Robert Downey Jr. just made Courtney Cox’s day and, in the process, did something that many brands hope can be replicated for their own celebrity endorsement campaigns. Downey took to his Instagram and created an over-the-top unboxing social influencer event that shouted from the rooftops that he is a raving fan of Cox’s Homecourt product line of “home beauty” cleaning products. 

What, say you, is a 'home beauty product"? Seemingly, the answer is: "fine fragrance-infused, skincare-inspired, sustainable beauty products for the home." Ok. Cool Sounds lovely. It's a new spin. It seems to fit well into the trending world of "The Home Edit" and Marie Kondo's tidiness. In this blog, Hollywood Branded explores the wide world of celebrity-owned brands. 

A Deep Dive Into Celebrity-Owned Brands

Photo Credit: Homecourt 

The Social Posts On Instagram

Check out Robert Downey Jr.'s post:  


Courtney Cox then reposted the video Downey uploaded, with Kate Hudson, Hannah Waddingham, and social influencer Matt Cutshall chiming in with their support.

Check  out Courtney Cox's post:

Now, this is not a brand deal that Cox is your typical run of the mill typical endorser for, as she is the actual brand owner.
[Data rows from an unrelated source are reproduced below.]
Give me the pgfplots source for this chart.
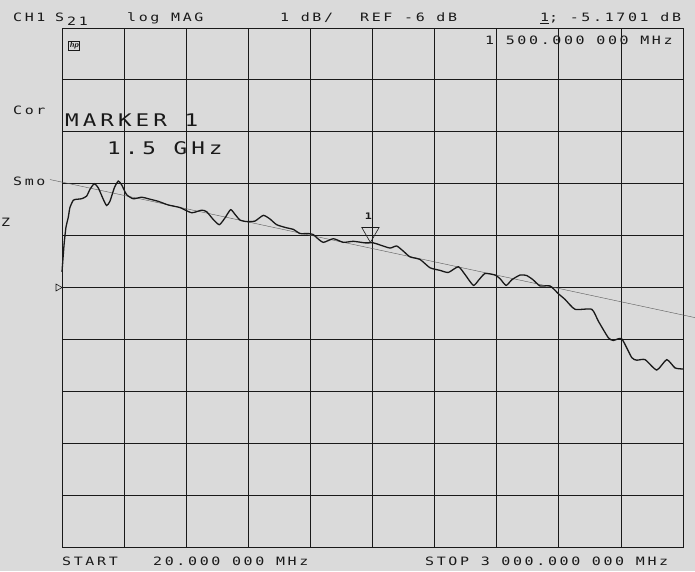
\documentclass[border=0pt]{standalone}
\usepackage{pgfplots}
\pgfplotsset{compat=1.18}
\usepackage{fontspec}
\newfontfamily\plt[FakeStretch=1.3,LetterSpace=23]{DejaVu Sans Mono}
\definecolor{bg}{RGB}{218,218,218}
\definecolor{ink}{RGB}{25,25,25}
\newcommand{\pltsm}{\plt\fontsize{11.5}{12}\selectfont}
\newcommand{\pltlg}{\plt\fontsize{17.4}{18}\selectfont}
\begin{document}
\begin{tikzpicture}
\useasboundingbox (-62pt,-24pt) rectangle (633pt,547pt);
\fill[bg] (-62pt,-24pt) rectangle (633pt,547pt);
\begin{axis}[at={(0pt,0pt)}, anchor=south west, scale only axis,
  width=621pt, height=519pt,
  xmin=20, xmax=3000, ymin=-11, ymax=-1,
  xtick={20,318,616,914,1212,1510,1808,2106,2404,2702,3000},
  ytick={-11,-10,-9,-8,-7,-6,-5,-4,-3,-2,-1},
  xticklabels={}, yticklabels={}, major tick length=0pt,
  grid=major, grid style={ink, line width=0.8pt},
  axis line style={ink, line width=0.8pt},
  clip=false]
% straight reference line
\addplot[gray!70!black, line width=0.4pt] coordinates {(-37.6,-3.92) (3057.6,-6.58)};
% measured trace
\addplot[ink, line width=1.3pt, smooth, tension=0.35] coordinates {
(20,-5.70) (30,-5.17) (39,-4.84) (50,-4.65) (58,-4.46) (74,-4.32) (90,-4.30)
(114,-4.29) (138,-4.24) (154,-4.11) (175,-4.00) (194,-4.08) (218,-4.30)
(234,-4.42) (250,-4.34) (271,-4.08) (290,-3.95) (306,-4.02) (330,-4.21)
(362,-4.29) (402,-4.26) (434,-4.29) (482,-4.34) (530,-4.41) (586,-4.46)
(642,-4.56) (690,-4.51) (714,-4.54) (746,-4.69) (775,-4.79) (802,-4.66)
(829,-4.50) (850,-4.59) (874,-4.70) (906,-4.73) (946,-4.72) (986,-4.61)
(1018,-4.68) (1050,-4.79) (1098,-4.85) (1130,-4.88) (1162,-4.96) (1202,-4.96)
(1226,-4.98) (1242,-5.04) (1274,-5.13) (1322,-5.06) (1370,-5.13) (1418,-5.11)
(1474,-5.14) (1514,-5.14) (1546,-5.18) (1594,-5.24) (1626,-5.20) (1658,-5.30)
(1690,-5.41) (1738,-5.46) (1786,-5.62) (1834,-5.67) (1874,-5.71) (1922,-5.60)
(1954,-5.75) (1994,-5.96) (2021,-5.85) (2050,-5.73) (2098,-5.76) (2122,-5.83)
(2151,-5.96) (2179,-5.85) (2218,-5.76) (2250,-5.77) (2280,-5.85) (2314,-5.97)
(2362,-5.97) (2402,-6.12) (2434,-6.23) (2482,-6.42) (2562,-6.42) (2594,-6.65)
(2642,-6.97) (2666,-7.02) (2706,-6.99) (2754,-7.35) (2778,-7.40) (2818,-7.39)
(2874,-7.59) (2922,-7.39) (2962,-7.55) (3000,-7.57)};
% marker 1
\addplot[only marks, mark=triangle, mark size=10pt,
  mark options={rotate=180, draw=ink, fill=none, line width=0.6pt}] coordinates {(1500,-4.94)};
\node[font=\plt\fontsize{9}{9}\selectfont\bfseries, text=ink] at (axis cs:1490,-4.62) {1};
% reference position
\addplot[only marks, mark=triangle, mark size=4pt,
  mark options={rotate=-90, draw=ink, fill=none, line width=0.6pt}] coordinates {(1,-6)};
\end{axis}
% annotations
\begin{scope}[every node/.style={inner sep=0pt, text=ink}]
\node[anchor=base west, font=\pltsm] at (-49pt,525pt) {CH1};
\node[anchor=base west, font=\pltsm] at (-7pt,525pt) {S};
\node[anchor=base west, font=\pltsm] at (5pt,521pt) {21};
\node[anchor=base west, font=\pltsm] at (65pt,525pt) {log MAG};
\node[anchor=base west, font=\pltsm] at (218pt,525pt) {1 dB/};
\node[anchor=base west, font=\pltsm] at (298pt,525pt) {REF -6 dB};
\node[anchor=base west, font=\pltsm] at (478pt,525pt) {\underline{1}; -5.1701 dB};
\node[anchor=base west, font=\pltsm] at (423pt,502pt) {1 500.000 000 MHz};
\node[anchor=base west, font=\pltsm] at (-49pt,432pt) {Cor};
\node[anchor=base west, font=\pltsm] at (-49pt,361pt) {Smo};
\node[anchor=base west, font=\pltsm] at (-61pt,320pt) {Z};
\node[anchor=base west, font=\pltlg] at (3pt,420pt) {MARKER 1};
\node[anchor=base west, font=\pltlg] at (45pt,392pt) {1.5 GHz};
\node[anchor=base west, font=\pltsm] at (0pt,-18pt) {START};
\node[anchor=base west, font=\pltsm] at (91pt,-18pt) {20.000 000 MHz};
\node[anchor=base west, font=\pltsm] at (363pt,-18pt) {STOP 3 000.000 000 MHz};
\node[draw=ink, line width=0.5pt, inner sep=1pt, font=\sffamily\itshape\bfseries\fontsize{8}{8}\selectfont] at (12pt,501pt) {hp};
\end{scope}
\end{tikzpicture}
\end{document}
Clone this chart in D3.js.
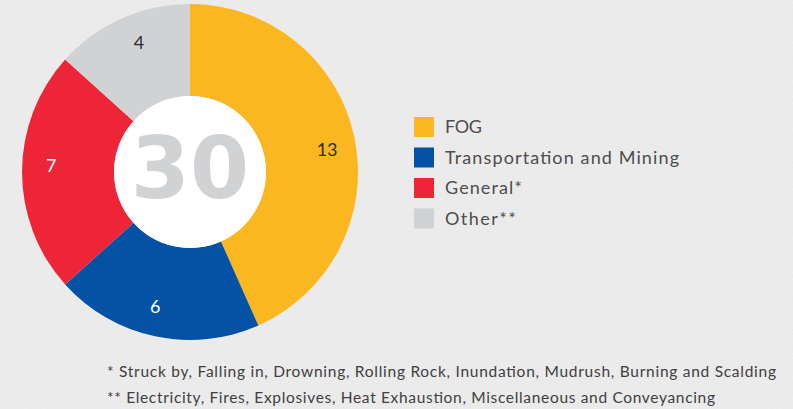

That means she has a vested interest in ensuring that the brand is a success and a higher likelihood of calling in favors from celebrity friends to help get her some extra love from their feed. As in this case, with over 9.4 million likes and shares on Robert Downey’s account alone - all in less than two days.

The Power Of Ownership

It makes sense for a celebrity to own their brands for several reasons. The biggest reason is that they reap the rewards of (potential) sales from the hawking of their products. When a celebrity is the face of this cosmetic brand or that one over there, they are missing out on the power of their faces and settling for just the ‘now’ of fees paid as the endorser versus stakeholder.

Homecourt Courteney Cox home beauty brand celebrity owned brand celebrity equity

Photo Credit: Homecourt 

An equity position is robust and provides wins to both the celebrity and brand partner. It’s the true essence of a mutually beneficial partnership. Each entity is there to build the most substantial company possible for long-term success - versus just a 12-month to 3-year celebrity endorsement campaign deal. Hey — Paul Newman seemed to know a thing or two even before the advent of social media with all those salad dressings over the years!

So How Does It All Happen?

Celebrities don’t typically wake up in the night and say hmm… I am going to launch a BRAND, then snap their fingers and make a brand appear overnight. We all can recognize that a significant amount of work goes into ideating and developing a brand and the product line's entire creation, marketing, and sales. 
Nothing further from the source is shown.